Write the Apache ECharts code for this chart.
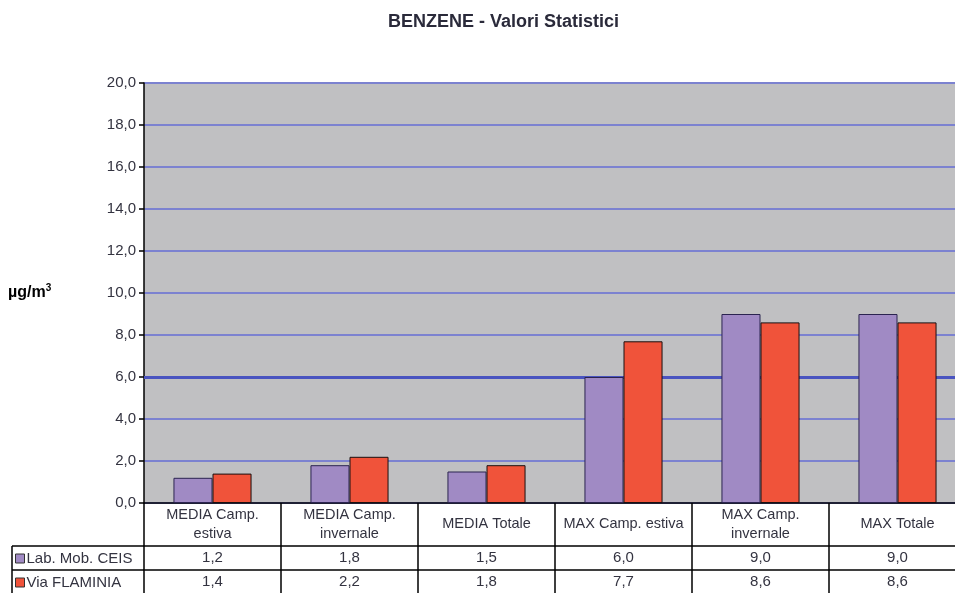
<!DOCTYPE html>
<html>
<head>
<meta charset="utf-8">
<script src="https://cdn.jsdelivr.net/npm/echarts@6/dist/echarts.min.js"></script>
<style>
  html, body { margin: 0; padding: 0; background: #ffffff; }
  #main { width: 955px; height: 593px; }
</style>
</head>
<body>
<div id="main"></div>
<script>
// Benzene statistics: two monitoring stations, six statistics
const categories = ['MEDIA Camp.\nestiva', 'MEDIA Camp.\ninvernale', 'MEDIA Totale',
                    'MAX Camp. estiva', 'MAX Camp.\ninvernale', 'MAX Totale'];
const seriesNames = ['Lab. Mob. CEIS', 'Via FLAMINIA'];
const labMobCeis = [1.2, 1.8, 1.5, 6.0, 9.0, 9.0];
const viaFlaminia = [1.4, 2.2, 1.8, 7.7, 8.6, 8.6];
const yMin = 0, yMax = 20, yStep = 2;
const emphasisLevel = 6;   // gridline drawn heavier

const fmt = v => v.toFixed(1).replace('.', ',');
const FONT = '"Liberation Sans", Arial, sans-serif';
const TXT = '#333340';

// Plot frame; the last column runs past the right edge of the page
const gridLeft = 144, gridTop = 83, gridHeight = 420, gridWidth = 822;
const axisY = gridTop + gridHeight;
// Data table rows under the plot
const rowHead = 43, rowData = 24;

const chart = echarts.init(document.getElementById('main'));

const valueAxis = (offset, values) => ({
  type: 'category',
  gridIndex: 0,
  position: 'bottom',
  offset: offset,
  data: values.map(fmt),
  axisLine: { show: true, lineStyle: { color: '#000', width: 1.5 } },
  axisTick: { show: false },
  axisLabel: {
    interval: 0, margin: 12, verticalAlign: 'middle',
    fontFamily: FONT, fontSize: 15, color: TXT
  }
});

chart.setOption({
  animation: false,
  backgroundColor: '#ffffff',
  title: {
    text: 'BENZENE - Valori Statistici',
    left: 383, top: 8,
    textStyle: { fontFamily: FONT, fontSize: 18, fontWeight: 'bold', color: '#2a2a3a' }
  },
  legend: {
    orient: 'vertical',
    left: 15, top: 551,
    itemWidth: 9, itemHeight: 9, itemGap: 9,
    icon: 'rect',
    padding: 0,
    data: seriesNames,
    itemStyle: { borderColor: '#333', borderWidth: 1 },
    textStyle: { fontFamily: FONT, fontSize: 15, color: TXT, padding: [0, 0, 0, -3] }
  },
  grid: {
    left: gridLeft, top: gridTop, width: gridWidth, height: gridHeight,
    outerBoundsMode: 'none',
    show: true, backgroundColor: '#c0c0c2', borderWidth: 0
  },
  xAxis: [
    {
      type: 'category',
      data: categories,
      axisLine: { show: true, lineStyle: { color: '#000', width: 1.5 } },
      axisTick: { show: true, interval: 0, length: 91, lineStyle: { color: '#000', width: 1.5 } },
      axisLabel: {
        interval: 0, margin: 21, verticalAlign: 'middle', lineHeight: 19,
        fontFamily: FONT, fontSize: 14.5, color: TXT, align: 'center'
      }
    },
    valueAxis(rowHead, labMobCeis),
    valueAxis(rowHead + rowData, viaFlaminia)
  ],
  yAxis: {
    type: 'value',
    min: yMin, max: yMax, interval: yStep,
    axisLine: { show: true, lineStyle: { color: '#000', width: 1.5 } },
    axisTick: { show: true, length: 5, lineStyle: { color: '#000', width: 1.5 } },
    axisLabel: { formatter: fmt, margin: 8, fontFamily: FONT, fontSize: 15, color: TXT },
    splitLine: { show: true, lineStyle: { color: '#7c82d0', width: 2 } }
  },
  series: [
    {
      name: seriesNames[0], type: 'bar', data: labMobCeis,
      barGap: '0%', barCategoryGap: '43%',
      itemStyle: { color: '#a08ac4', borderColor: '#2b2450', borderWidth: 1 },
      markLine: {
        silent: true, symbol: 'none', label: { show: false },
        lineStyle: { color: '#4a54c0', width: 3, type: 'solid' },
        data: [{ yAxis: emphasisLevel }],
        z: 1
      }
    },
    {
      name: seriesNames[1], type: 'bar', data: viaFlaminia,
      itemStyle: { color: '#f0533a', borderColor: '#1a1010', borderWidth: 1 }
    }
  ],
  graphic: [
    // left column of the data table (series key)
    { type: 'line', shape: { x1: 12, y1: axisY + rowHead, x2: gridLeft, y2: axisY + rowHead },
      style: { stroke: '#000', lineWidth: 1.5 } },
    { type: 'line', shape: { x1: 12, y1: axisY + rowHead + rowData, x2: gridLeft, y2: axisY + rowHead + rowData },
      style: { stroke: '#000', lineWidth: 1.5 } },
    { type: 'line', shape: { x1: 12, y1: axisY + rowHead, x2: 12, y2: 593 },
      style: { stroke: '#000', lineWidth: 1.5 } },
    // unit label
    {
      type: 'text', left: 8, top: 283,
      style: {
        text: '{u|µg/m}{s|3}',
        rich: {
          u: { fontFamily: FONT, fontSize: 16, fontWeight: 'bold', color: '#2a2a40' },
          s: { fontFamily: FONT, fontSize: 10, fontWeight: 'bold', color: '#2a2a40', padding: [0, 0, 10, 0] }
        }
      }
    }
  ]
});
</script>
</body>
</html>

————————

▸ **Short task**: Every line of text is to be repeated exactly; pictures are left out.

▸ **Exercise output**:
Write the Apache ECharts code for this chart.
<!DOCTYPE html>
<html>
<head>
<meta charset="utf-8">
<script src="https://cdn.jsdelivr.net/npm/echarts@6/dist/echarts.min.js"></script>
<style>
  html, body { margin: 0; padding: 0; background: #ffffff; }
  #main { width: 955px; height: 593px; }
</style>
</head>
<body>
<div id="main"></div>
<script>
// Benzene statistics: two monitoring stations, six statistics
const categories = ['MEDIA Camp.\nestiva', 'MEDIA Camp.\ninvernale', 'MEDIA Totale',
                    'MAX Camp. estiva', 'MAX Camp.\ninvernale', 'MAX Totale'];
const seriesNames = ['Lab. Mob. CEIS', 'Via FLAMINIA'];
const labMobCeis = [1.2, 1.8, 1.5, 6.0, 9.0, 9.0];
const viaFlaminia = [1.4, 2.2, 1.8, 7.7, 8.6, 8.6];
const yMin = 0, yMax = 20, yStep = 2;
const emphasisLevel = 6;   // gridline drawn heavier

const fmt = v => v.toFixed(1).replace('.', ',');
const FONT = '"Liberation Sans", Arial, sans-serif';
const TXT = '#333340';

// Plot frame; the last column runs past the right edge of the page
const gridLeft = 144, gridTop = 83, gridHeight = 420, gridWidth = 822;
const axisY = gridTop + gridHeight;
// Data table rows under the plot
const rowHead = 43, rowData = 24;

const chart = echarts.init(document.getElementById('main'));

const valueAxis = (offset, values) => ({
  type: 'category',
  gridIndex: 0,
  position: 'bottom',
  offset: offset,
  data: values.map(fmt),
  axisLine: { show: true, lineStyle: { color: '#000', width: 1.5 } },
  axisTick: { show: false },
  axisLabel: {
    interval: 0, margin: 12, verticalAlign: 'middle',
    fontFamily: FONT, fontSize: 15, color: TXT
  }
});

chart.setOption({
  animation: false,
  backgroundColor: '#ffffff',
  title: {
    text: 'BENZENE - Valori Statistici',
    left: 383, top: 8,
    textStyle: { fontFamily: FONT, fontSize: 18, fontWeight: 'bold', color: '#2a2a3a' }
  },
  legend: {
    orient: 'vertical',
    left: 15, top: 551,
    itemWidth: 9, itemHeight: 9, itemGap: 9,
    icon: 'rect',
    padding: 0,
    data: seriesNames,
    itemStyle: { borderColor: '#333', borderWidth: 1 },
    textStyle: { fontFamily: FONT, fontSize: 15, color: TXT, padding: [0, 0, 0, -3] }
  },
  grid: {
    left: gridLeft, top: gridTop, width: gridWidth, height: gridHeight,
    outerBoundsMode: 'none',
    show: true, backgroundColor: '#c0c0c2', borderWidth: 0
  },
  xAxis: [
    {
      type: 'category',
      data: categories,
      axisLine: { show: true, lineStyle: { color: '#000', width: 1.5 } },
      axisTick: { show: true, interval: 0, length: 91, lineStyle: { color: '#000', width: 1.5 } },
      axisLabel: {
        interval: 0, margin: 21, verticalAlign: 'middle', lineHeight: 19,
        fontFamily: FONT, fontSize: 14.5, color: TXT, align: 'center'
      }
    },
    valueAxis(rowHead, labMobCeis),
    valueAxis(rowHead + rowData, viaFlaminia)
  ],
  yAxis: {
    type: 'value',
    min: yMin, max: yMax, interval: yStep,
    axisLine: { show: true, lineStyle: { color: '#000', width: 1.5 } },
    axisTick: { show: true, length: 5, lineStyle: { color: '#000', width: 1.5 } },
    axisLabel: { formatter: fmt, margin: 8, fontFamily: FONT, fontSize: 15, color: TXT },
    splitLine: { show: true, lineStyle: { color: '#7c82d0', width: 2 } }
  },
  series: [
    {
      name: seriesNames[0], type: 'bar', data: labMobCeis,
      barGap: '0%', barCategoryGap: '43%',
      itemStyle: { color: '#a08ac4', borderColor: '#2b2450', borderWidth: 1 },
      markLine: {
        silent: true, symbol: 'none', label: { show: false },
        lineStyle: { color: '#4a54c0', width: 3, type: 'solid' },
        data: [{ yAxis: emphasisLevel }],
        z: 1
      }
    },
    {
      name: seriesNames[1], type: 'bar', data: viaFlaminia,
      itemStyle: { color: '#f0533a', borderColor: '#1a1010', borderWidth: 1 }
    }
  ],
  graphic: [
    // left column of the data table (series key)
    { type: 'line', shape: { x1: 12, y1: axisY + rowHead, x2: gridLeft, y2: axisY + rowHead },
      style: { stroke: '#000', lineWidth: 1.5 } },
    { type: 'line', shape: { x1: 12, y1: axisY + rowHead + rowData, x2: gridLeft, y2: axisY + rowHead + rowData },
      style: { stroke: '#000', lineWidth: 1.5 } },
    { type: 'line', shape: { x1: 12, y1: axisY + rowHead, x2: 12, y2: 593 },
      style: { stroke: '#000', lineWidth: 1.5 } },
    // unit label
    {
      type: 'text', left: 8, top: 283,
      style: {
        text: '{u|µg/m}{s|3}',
        rich: {
          u: { fontFamily: FONT, fontSize: 16, fontWeight: 'bold', color: '#2a2a40' },
          s: { fontFamily: FONT, fontSize: 10, fontWeight: 'bold', color: '#2a2a40', padding: [0, 0, 10, 0] }
        }
      }
    }
  ]
});
</script>
</body>
</html>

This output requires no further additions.